**BRIEF:**
Starting with the first line of the listing, quote each line exactly until and including the one with "import plotly.graph_objects as go", leaving pictures out.
++++
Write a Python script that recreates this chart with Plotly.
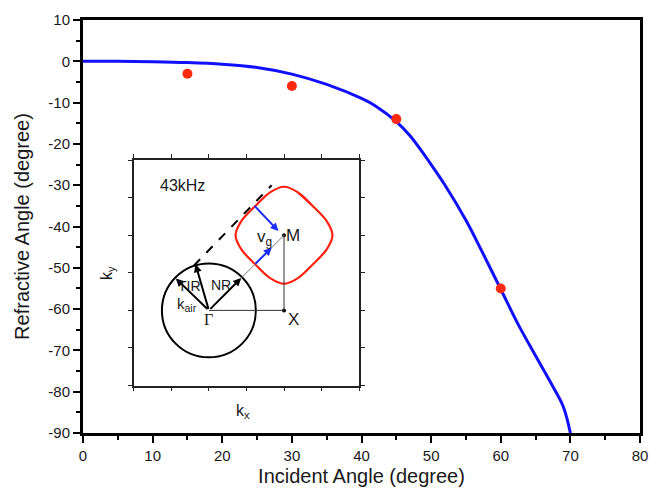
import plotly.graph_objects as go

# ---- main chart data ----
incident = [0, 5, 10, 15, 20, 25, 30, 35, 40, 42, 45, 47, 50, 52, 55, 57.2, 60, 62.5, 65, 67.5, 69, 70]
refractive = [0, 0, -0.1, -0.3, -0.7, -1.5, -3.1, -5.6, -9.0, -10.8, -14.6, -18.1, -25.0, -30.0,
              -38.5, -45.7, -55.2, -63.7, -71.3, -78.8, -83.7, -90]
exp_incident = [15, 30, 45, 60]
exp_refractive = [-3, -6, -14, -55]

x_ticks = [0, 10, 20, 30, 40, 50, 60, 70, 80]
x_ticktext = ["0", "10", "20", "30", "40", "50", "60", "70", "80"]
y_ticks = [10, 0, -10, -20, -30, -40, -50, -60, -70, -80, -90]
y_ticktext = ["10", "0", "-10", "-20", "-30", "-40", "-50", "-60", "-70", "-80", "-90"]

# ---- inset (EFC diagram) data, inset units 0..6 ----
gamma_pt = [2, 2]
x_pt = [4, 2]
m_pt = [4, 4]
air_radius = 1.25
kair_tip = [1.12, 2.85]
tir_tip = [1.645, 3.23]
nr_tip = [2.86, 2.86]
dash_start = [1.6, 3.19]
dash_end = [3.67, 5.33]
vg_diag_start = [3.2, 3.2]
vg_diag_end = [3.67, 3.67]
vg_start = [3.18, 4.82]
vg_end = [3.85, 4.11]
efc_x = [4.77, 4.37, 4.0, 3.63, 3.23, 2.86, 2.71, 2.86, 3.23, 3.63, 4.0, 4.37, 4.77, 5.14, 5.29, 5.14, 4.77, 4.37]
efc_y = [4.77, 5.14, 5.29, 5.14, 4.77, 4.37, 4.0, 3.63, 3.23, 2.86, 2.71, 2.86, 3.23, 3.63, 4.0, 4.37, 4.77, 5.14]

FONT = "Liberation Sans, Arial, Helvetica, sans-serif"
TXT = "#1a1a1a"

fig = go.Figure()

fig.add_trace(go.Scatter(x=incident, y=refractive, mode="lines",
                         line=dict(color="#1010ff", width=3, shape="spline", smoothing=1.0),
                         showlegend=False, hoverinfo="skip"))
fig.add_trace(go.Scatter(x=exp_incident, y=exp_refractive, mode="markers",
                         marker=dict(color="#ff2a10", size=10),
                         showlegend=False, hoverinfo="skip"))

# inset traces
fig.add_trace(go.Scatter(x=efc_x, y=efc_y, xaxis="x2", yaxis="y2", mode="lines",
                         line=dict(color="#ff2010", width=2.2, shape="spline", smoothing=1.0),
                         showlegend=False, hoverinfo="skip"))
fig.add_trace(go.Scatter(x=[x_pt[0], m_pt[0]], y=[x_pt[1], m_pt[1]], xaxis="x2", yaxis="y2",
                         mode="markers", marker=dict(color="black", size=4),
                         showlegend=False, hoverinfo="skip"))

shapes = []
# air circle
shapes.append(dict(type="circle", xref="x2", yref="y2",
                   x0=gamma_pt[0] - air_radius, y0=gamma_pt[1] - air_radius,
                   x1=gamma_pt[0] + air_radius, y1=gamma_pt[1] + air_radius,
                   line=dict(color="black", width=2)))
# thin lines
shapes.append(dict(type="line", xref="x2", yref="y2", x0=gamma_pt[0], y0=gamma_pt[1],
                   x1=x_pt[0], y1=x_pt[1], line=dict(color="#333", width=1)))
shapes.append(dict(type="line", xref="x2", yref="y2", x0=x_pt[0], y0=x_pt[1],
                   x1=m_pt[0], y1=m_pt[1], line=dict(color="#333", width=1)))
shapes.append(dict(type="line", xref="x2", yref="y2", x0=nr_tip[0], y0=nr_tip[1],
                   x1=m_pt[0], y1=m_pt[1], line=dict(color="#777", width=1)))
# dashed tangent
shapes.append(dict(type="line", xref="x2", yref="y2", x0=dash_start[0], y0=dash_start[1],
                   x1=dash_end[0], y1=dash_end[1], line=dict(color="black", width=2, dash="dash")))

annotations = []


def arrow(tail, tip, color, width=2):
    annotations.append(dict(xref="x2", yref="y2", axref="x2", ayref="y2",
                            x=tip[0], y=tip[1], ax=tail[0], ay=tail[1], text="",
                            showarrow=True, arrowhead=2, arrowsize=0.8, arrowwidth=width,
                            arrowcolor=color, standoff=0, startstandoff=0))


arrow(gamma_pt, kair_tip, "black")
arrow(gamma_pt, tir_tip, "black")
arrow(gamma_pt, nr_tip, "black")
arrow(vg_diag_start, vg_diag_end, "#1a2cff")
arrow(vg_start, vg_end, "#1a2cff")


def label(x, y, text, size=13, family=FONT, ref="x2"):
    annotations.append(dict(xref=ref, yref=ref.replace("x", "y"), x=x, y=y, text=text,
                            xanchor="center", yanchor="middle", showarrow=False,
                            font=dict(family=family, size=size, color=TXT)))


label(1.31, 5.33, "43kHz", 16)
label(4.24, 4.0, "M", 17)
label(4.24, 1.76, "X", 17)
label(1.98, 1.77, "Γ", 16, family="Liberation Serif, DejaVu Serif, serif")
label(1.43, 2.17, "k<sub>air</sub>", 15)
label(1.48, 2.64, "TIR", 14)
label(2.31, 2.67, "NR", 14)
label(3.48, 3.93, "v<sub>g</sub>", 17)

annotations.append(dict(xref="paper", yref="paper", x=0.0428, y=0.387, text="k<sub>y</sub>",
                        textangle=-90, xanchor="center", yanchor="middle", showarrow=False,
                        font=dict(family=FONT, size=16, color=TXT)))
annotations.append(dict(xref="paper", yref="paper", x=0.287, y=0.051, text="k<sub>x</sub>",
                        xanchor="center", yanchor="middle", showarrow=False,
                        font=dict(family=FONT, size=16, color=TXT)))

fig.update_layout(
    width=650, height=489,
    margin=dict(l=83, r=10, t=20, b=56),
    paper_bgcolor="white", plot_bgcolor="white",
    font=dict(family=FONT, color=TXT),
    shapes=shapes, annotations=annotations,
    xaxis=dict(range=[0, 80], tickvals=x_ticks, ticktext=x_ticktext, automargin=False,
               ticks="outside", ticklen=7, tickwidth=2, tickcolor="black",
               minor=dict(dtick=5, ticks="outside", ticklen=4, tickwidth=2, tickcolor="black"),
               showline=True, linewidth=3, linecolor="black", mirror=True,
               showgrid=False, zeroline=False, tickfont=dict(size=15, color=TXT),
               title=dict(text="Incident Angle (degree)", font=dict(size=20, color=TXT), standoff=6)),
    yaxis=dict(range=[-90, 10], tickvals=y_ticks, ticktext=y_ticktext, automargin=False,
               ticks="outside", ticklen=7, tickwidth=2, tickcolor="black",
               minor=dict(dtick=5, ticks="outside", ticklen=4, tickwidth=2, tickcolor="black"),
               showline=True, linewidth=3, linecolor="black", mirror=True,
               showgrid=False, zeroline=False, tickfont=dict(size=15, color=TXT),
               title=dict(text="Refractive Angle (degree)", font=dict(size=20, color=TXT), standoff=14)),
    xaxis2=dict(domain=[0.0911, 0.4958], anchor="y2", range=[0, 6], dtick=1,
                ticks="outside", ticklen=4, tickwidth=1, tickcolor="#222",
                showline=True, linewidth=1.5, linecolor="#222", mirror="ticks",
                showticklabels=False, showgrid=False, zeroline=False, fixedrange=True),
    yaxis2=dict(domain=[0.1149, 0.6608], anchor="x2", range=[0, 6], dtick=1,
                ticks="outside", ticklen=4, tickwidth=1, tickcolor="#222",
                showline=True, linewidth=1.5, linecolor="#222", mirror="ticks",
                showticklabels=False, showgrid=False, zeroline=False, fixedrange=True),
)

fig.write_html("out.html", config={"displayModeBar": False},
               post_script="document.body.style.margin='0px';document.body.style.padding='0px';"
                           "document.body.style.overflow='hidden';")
++++
**ANSWER TO THIS TASK:**
Write a Python script that recreates this chart with Plotly.
import plotly.graph_objects as go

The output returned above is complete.